INPUT MATERIAL:
>> start
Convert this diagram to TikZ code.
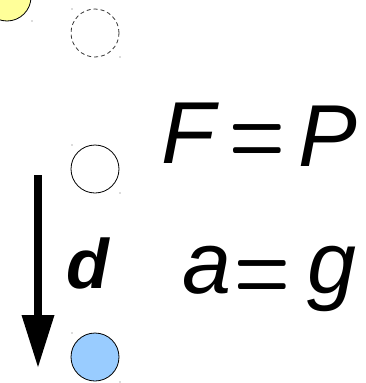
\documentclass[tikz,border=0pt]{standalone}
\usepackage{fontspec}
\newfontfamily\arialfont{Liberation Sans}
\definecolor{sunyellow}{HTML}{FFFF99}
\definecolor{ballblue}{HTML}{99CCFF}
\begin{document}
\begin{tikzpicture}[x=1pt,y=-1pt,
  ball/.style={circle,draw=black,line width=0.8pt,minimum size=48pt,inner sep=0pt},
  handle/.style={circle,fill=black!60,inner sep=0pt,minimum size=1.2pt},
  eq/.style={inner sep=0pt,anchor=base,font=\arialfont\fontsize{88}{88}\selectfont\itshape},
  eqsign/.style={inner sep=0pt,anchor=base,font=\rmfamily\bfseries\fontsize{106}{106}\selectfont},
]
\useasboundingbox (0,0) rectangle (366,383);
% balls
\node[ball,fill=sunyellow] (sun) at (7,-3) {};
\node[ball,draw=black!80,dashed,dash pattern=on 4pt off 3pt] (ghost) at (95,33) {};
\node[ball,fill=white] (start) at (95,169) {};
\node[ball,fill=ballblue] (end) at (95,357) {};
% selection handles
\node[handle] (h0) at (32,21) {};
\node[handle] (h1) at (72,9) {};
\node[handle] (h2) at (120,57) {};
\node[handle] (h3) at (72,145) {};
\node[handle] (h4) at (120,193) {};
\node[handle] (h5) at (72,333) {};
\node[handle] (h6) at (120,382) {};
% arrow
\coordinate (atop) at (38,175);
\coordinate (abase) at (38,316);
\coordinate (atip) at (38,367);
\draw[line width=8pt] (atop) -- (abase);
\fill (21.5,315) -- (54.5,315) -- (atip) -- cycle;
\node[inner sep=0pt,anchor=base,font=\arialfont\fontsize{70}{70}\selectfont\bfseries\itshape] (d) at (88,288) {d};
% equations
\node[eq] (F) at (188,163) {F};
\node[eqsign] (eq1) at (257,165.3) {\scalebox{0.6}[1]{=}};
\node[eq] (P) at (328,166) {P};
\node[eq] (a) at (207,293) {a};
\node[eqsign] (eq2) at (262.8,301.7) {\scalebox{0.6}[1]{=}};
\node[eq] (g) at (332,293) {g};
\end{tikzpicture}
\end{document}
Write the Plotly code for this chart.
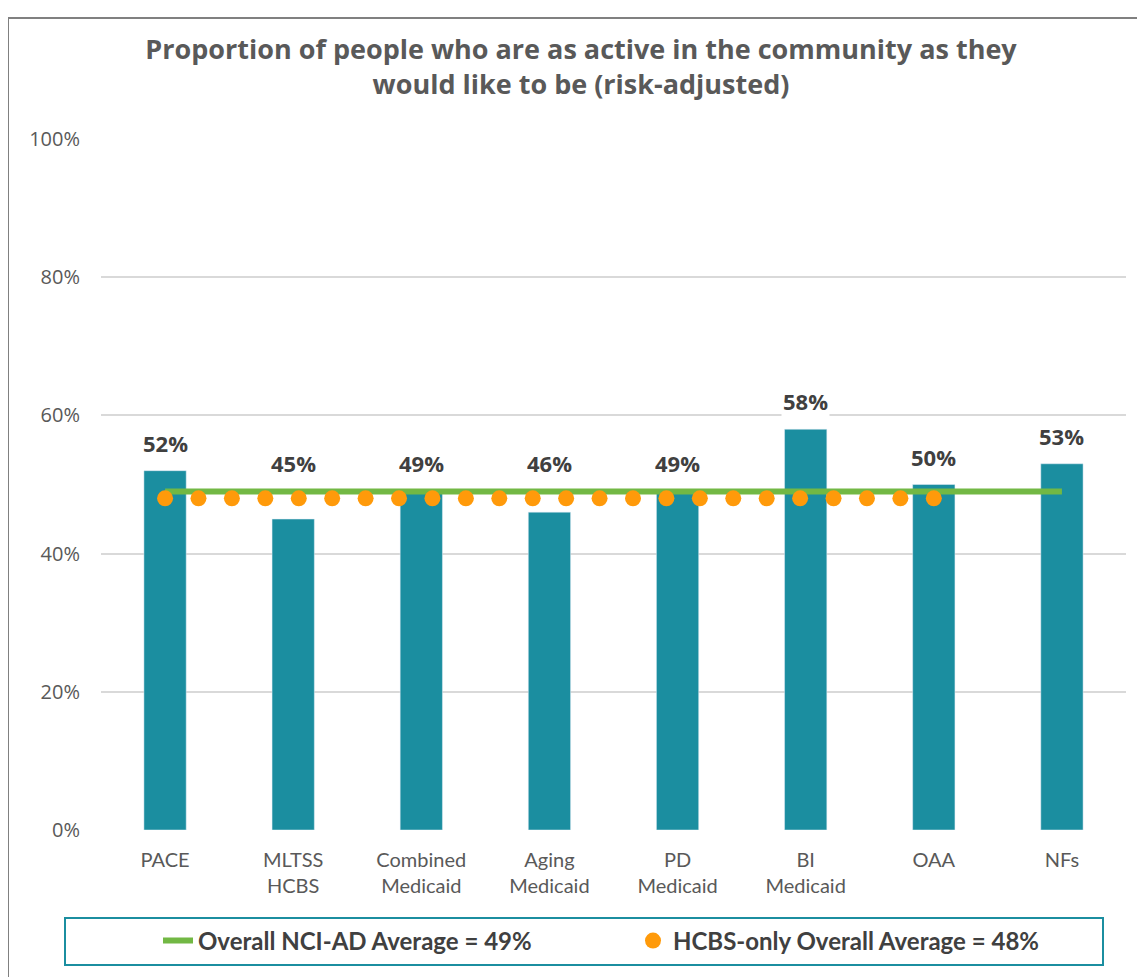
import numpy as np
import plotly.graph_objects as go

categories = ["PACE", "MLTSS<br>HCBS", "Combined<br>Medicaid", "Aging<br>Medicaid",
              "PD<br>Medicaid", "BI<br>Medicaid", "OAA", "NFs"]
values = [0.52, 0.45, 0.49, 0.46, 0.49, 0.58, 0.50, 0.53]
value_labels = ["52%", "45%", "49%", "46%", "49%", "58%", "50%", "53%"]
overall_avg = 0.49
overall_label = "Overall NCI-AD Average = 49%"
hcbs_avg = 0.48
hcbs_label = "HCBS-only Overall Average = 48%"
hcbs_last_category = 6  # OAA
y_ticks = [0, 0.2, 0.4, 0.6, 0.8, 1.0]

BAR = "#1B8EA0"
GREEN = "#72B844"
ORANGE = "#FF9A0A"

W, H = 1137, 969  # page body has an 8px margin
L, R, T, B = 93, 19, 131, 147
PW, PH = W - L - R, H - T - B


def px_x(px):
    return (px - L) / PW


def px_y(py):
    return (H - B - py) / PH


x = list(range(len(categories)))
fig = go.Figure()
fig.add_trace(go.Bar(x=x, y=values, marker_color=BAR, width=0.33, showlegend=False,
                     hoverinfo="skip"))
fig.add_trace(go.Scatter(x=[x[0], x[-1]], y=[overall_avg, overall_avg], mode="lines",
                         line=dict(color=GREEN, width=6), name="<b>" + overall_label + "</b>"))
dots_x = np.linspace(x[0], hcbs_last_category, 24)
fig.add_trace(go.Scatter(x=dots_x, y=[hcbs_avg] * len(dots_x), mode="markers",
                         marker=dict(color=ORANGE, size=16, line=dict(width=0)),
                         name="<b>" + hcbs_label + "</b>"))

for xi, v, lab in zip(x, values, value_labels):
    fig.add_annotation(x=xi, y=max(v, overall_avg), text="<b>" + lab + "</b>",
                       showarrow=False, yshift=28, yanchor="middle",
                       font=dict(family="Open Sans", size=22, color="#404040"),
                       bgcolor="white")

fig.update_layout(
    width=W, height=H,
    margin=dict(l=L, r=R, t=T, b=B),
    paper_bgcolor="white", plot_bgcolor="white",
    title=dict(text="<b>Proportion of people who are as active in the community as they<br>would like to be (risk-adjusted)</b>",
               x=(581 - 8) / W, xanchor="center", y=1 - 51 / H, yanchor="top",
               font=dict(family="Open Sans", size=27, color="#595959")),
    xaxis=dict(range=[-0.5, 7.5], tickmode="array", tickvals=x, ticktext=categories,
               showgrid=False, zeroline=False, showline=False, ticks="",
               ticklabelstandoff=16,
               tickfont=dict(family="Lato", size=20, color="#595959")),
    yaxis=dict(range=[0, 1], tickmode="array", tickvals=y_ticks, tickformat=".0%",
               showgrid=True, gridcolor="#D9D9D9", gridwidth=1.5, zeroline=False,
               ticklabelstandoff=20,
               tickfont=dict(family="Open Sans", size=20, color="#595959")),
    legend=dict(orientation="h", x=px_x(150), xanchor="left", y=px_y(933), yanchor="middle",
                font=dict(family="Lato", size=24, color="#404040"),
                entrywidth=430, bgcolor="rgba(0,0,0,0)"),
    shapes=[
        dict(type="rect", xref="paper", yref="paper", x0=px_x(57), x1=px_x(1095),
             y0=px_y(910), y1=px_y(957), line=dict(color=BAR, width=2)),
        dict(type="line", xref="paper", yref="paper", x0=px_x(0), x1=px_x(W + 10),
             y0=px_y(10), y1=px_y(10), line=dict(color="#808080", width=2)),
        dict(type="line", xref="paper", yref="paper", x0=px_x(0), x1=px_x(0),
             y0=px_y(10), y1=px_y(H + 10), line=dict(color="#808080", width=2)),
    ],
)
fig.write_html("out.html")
>> end
EXERCISE OBJECTIVE: Copy out every line from the data above that has "code" in it.

SOLVED PROBLEM:
Convert this diagram to TikZ code.
Write the Plotly code for this chart.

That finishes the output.